Salut à toi, Captain!
Didier Zacharie
Captain Beefheart, Sure \'nuff \'n Yes I do
eaulivier
18 décembre 2010 à 12 h 10 min
Me réécoute Trout Mask Replica… R.I.P.
Raikem
18 décembre 2010 à 12 h 51 min
Encore un Grand qui s’en va… Sans avoir travaillé jusqu’à 70 ans…
Pierre
18 décembre 2010 à 13 h 52 min
Je vais aussi réécouter “Trout Mask Replica”. J’avais 15 ans lorsque je l’ai découvert. Une gifle venue d’on ne sait où. Depuis, j’y découvre de nouvelles choses à chaque écoute. Un grand artiste est parti, j’avais toujours rêvé de le voir sur scène.
Moi
18 décembre 2010 à 17 h 35 min
Aie encore un génial illuminé de moins….. reposes en paix mec !!!
onippep
18 décembre 2010 à 19 h 06 min
Ils restent indémodables, l’air de rien, ses morceaux, à l’apparence si iconoclastes, incongrus, et flirtant bon parfois avec “l’ameuteurisme” le plus outrancier!
Comme ce n’est pas de la musique de supérette, je conseille à tout un chacun de s’y glisser sans parti pris; et d’ouvrir ses écoutilles au moins 5 fois l’album, avant de commencer à y saisir tout l’infini des “subtilités”de cette musique…
club
18 décembre 2010 à 20 h 59 min
Mon premier concert d’ado. J’avais accompagné un “grand”. C’était assez inécoutable pour moi c’est plus tard que j’ai apprécié. On écoutait ca et grand funk railroad…
noel-san
19 décembre 2010 à 1 h 15 min
Triste, triste, triste nouvelle.
Hier encore, je visionnais sa prestation sur la plage de Cannes devant des passants médusés. C’est l’un des premiers à avoir amené cette radicalité au rock sans toutefois l’enfermer dans des carcans car il était ouvert à toutes les influences. Son héritage est énorme.
J’espère que, là-haut, il retrouvera John Peel, l’un de ses plus grands fans.
Arsène
22 décembre 2010 à 13 h 35 min
M. Zacharie, l’album de 1982 s’appelle “Ice Cream For Crow” avec un ‘r’.
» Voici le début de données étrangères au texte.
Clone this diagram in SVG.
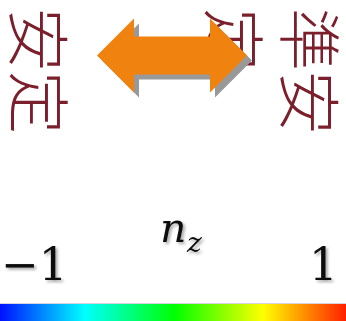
<svg xmlns="http://www.w3.org/2000/svg" width="346" height="321" viewBox="0 0 346 321">
  <style>
    .jp { font-family: "Noto Sans CJK JP", "Noto Sans", sans-serif; font-size: 63px; font-weight: 300; fill: #7A1F2B; dominant-baseline: central; }
    .math { font-family: "DejaVu Serif", "Liberation Serif", serif; fill: #111; }
  </style>
  <defs>
    <linearGradient id="rainbow" x1="0" y1="0" x2="1" y2="0">
      <stop offset="0" stop-color="#0010ff"/>
      <stop offset="0.245" stop-color="#00ffff"/>
      <stop offset="0.505" stop-color="#00ff00"/>
      <stop offset="0.76" stop-color="#ffff00"/>
      <stop offset="1" stop-color="#ff2000"/>
    </linearGradient>
    <filter id="soft" x="-20%" y="-20%" width="150%" height="150%">
      <feDropShadow dx="2" dy="2" stdDeviation="1.5" flood-color="#000" flood-opacity="0.35"/>
    </filter>
  </defs>

  <g id="stable">
    <text class="jp" transform="translate(42,8) rotate(90)" x="0" y="0">安定</text>
  </g>

  <g id="metastable">
    <text class="jp" transform="translate(313,8) rotate(90)" x="0" y="0">準安</text>
    <text class="jp" transform="translate(237,8) rotate(90)" x="0" y="0">定</text>
  </g>

  <g id="connectors">
    <polygon fill="#999999" transform="translate(5,5)" points="97,55.5 134,18.5 134,36.5 210,36.5 210,18.5 247,55.5 210,92.5 210,74.5 134,74.5 134,92.5"/>
    <polygon fill="#F0820F" points="97,55.5 134,18.5 134,36.5 210,36.5 210,18.5 247,55.5 210,92.5 210,74.5 134,74.5 134,92.5"/>
  </g>

  <g id="labels" filter="url(#soft)">
    <text class="math" font-style="italic" font-size="41" x="160" y="242">n</text>
    <text class="math" font-style="italic" font-size="28" x="187" y="252">z</text>
    <text class="math" font-size="45" x="1" y="280">−1</text>
    <text class="math" font-size="45" x="309" y="280">1</text>
  </g>

  <g id="colorbar">
    <rect x="0" y="303" width="346" height="1" fill="#d8d2dc"/>
    <rect x="0" y="304" width="346" height="17" fill="url(#rainbow)"/>
  </g>
</svg>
En outre, il est peut-être utile d’ajouter qu’humainement, Beefheart était une merde, surtout dans les seventies. Lecture conseillée: le livre de John French, son batteur de l’époque. Aterrant.
Beefheart a fait le vide autour de lui parce qu’il n’avait aucune considération pour qui que ce soit (à part lui-même).
Ceci n’enlève, bien sûr, rien à la qualité de ses textes ou de sa musique.